I’ve tried to catch Smitherman on the radio. As much as I can stomach. He let one real caller through in between the regulars reading the same script they read every week. And Smitherman crumbled of course. He didn’t know how to debate his position. And he wanted it to look as if he was entertaining other opinions. So in his retort he asked the caller if he wasn’t concerned about the funding and said other means should be considered, like property taxes. Smitherman never makes sense, and what he’s suggesting is another burden on the property owners. At least those that aren’t rich and don’t get those multi-decade tax abatements. Anyone with half a brain knows that the sales tax is more fair and would be funded even by those that live outside Hamilton County.

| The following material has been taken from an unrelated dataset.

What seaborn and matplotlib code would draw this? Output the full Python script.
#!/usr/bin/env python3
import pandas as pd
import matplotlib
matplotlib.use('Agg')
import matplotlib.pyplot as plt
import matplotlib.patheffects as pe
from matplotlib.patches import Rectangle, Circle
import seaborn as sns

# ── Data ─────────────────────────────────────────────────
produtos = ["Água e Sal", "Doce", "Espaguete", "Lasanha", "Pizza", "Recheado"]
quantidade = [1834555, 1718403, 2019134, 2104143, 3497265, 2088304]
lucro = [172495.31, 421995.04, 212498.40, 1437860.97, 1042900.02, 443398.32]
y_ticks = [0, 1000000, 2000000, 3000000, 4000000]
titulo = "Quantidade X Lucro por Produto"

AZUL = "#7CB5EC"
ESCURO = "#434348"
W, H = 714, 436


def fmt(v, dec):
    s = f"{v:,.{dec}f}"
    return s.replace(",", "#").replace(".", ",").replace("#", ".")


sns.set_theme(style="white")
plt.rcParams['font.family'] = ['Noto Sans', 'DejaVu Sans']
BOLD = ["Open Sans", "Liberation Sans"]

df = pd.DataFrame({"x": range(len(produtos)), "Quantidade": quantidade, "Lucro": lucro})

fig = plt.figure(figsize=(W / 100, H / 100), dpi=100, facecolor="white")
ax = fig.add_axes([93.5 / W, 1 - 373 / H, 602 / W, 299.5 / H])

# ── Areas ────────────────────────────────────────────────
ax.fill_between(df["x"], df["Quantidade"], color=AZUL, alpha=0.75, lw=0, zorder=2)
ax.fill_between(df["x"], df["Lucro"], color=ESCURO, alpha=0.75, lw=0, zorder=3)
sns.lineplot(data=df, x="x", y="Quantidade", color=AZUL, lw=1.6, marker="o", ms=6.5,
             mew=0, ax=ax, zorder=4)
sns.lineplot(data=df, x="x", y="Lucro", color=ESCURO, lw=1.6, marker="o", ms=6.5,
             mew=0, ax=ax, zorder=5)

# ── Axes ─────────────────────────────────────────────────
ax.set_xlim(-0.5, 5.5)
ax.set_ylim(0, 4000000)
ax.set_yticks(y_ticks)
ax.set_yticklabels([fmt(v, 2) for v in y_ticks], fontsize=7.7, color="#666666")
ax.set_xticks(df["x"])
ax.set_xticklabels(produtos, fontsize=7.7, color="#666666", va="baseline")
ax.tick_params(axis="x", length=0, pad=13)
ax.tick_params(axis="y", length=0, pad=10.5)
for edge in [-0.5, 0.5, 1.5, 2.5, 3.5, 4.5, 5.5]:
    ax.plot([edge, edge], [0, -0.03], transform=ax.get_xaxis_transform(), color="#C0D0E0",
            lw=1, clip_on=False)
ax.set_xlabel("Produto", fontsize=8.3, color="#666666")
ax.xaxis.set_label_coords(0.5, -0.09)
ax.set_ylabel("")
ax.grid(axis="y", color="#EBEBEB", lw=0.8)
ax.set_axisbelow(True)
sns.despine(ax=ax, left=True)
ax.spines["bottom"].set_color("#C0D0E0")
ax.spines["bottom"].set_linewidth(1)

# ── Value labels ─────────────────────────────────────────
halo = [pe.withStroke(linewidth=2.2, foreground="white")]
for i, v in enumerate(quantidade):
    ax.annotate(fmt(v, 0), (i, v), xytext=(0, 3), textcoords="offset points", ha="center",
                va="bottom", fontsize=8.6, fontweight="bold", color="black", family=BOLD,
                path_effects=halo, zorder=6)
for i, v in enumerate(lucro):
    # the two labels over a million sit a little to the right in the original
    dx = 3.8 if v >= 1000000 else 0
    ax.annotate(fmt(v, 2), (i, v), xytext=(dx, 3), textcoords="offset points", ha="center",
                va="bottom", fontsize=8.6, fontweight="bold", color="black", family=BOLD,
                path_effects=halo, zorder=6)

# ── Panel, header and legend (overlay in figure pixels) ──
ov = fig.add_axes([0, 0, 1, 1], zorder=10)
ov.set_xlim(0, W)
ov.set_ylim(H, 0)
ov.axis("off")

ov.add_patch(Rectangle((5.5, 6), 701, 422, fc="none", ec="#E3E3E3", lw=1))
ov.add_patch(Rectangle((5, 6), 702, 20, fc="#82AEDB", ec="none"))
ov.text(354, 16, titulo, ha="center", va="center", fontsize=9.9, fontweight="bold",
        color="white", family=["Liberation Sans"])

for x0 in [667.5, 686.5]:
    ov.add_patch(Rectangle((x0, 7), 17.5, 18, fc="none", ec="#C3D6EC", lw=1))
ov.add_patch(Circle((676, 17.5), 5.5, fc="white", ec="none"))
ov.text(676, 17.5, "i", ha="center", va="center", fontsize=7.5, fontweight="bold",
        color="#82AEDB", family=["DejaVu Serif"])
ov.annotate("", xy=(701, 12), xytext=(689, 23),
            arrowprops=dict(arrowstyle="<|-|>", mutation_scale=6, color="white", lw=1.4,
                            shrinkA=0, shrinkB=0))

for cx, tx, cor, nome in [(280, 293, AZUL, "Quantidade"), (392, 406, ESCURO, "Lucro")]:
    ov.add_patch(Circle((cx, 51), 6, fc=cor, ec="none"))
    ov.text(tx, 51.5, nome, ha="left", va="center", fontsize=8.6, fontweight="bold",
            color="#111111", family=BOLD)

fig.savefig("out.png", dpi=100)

People come to Rookwood and other shopping areas, downtown, the zoo, the museums, the Taft, the Aronoff, and other shopping and entertainment from surrounding counties and even states. I ask: “Who’s paying him and the rest of the anti-safety plan group to put this burden on the property owner?”
I said that Brinkman must be sitting back laughing his ass off at the hyenas tearing at the flesh of their very own elders. But the FOP? They must be rolling on the floor! It’s their dream come true. Who’s really getting paid????????????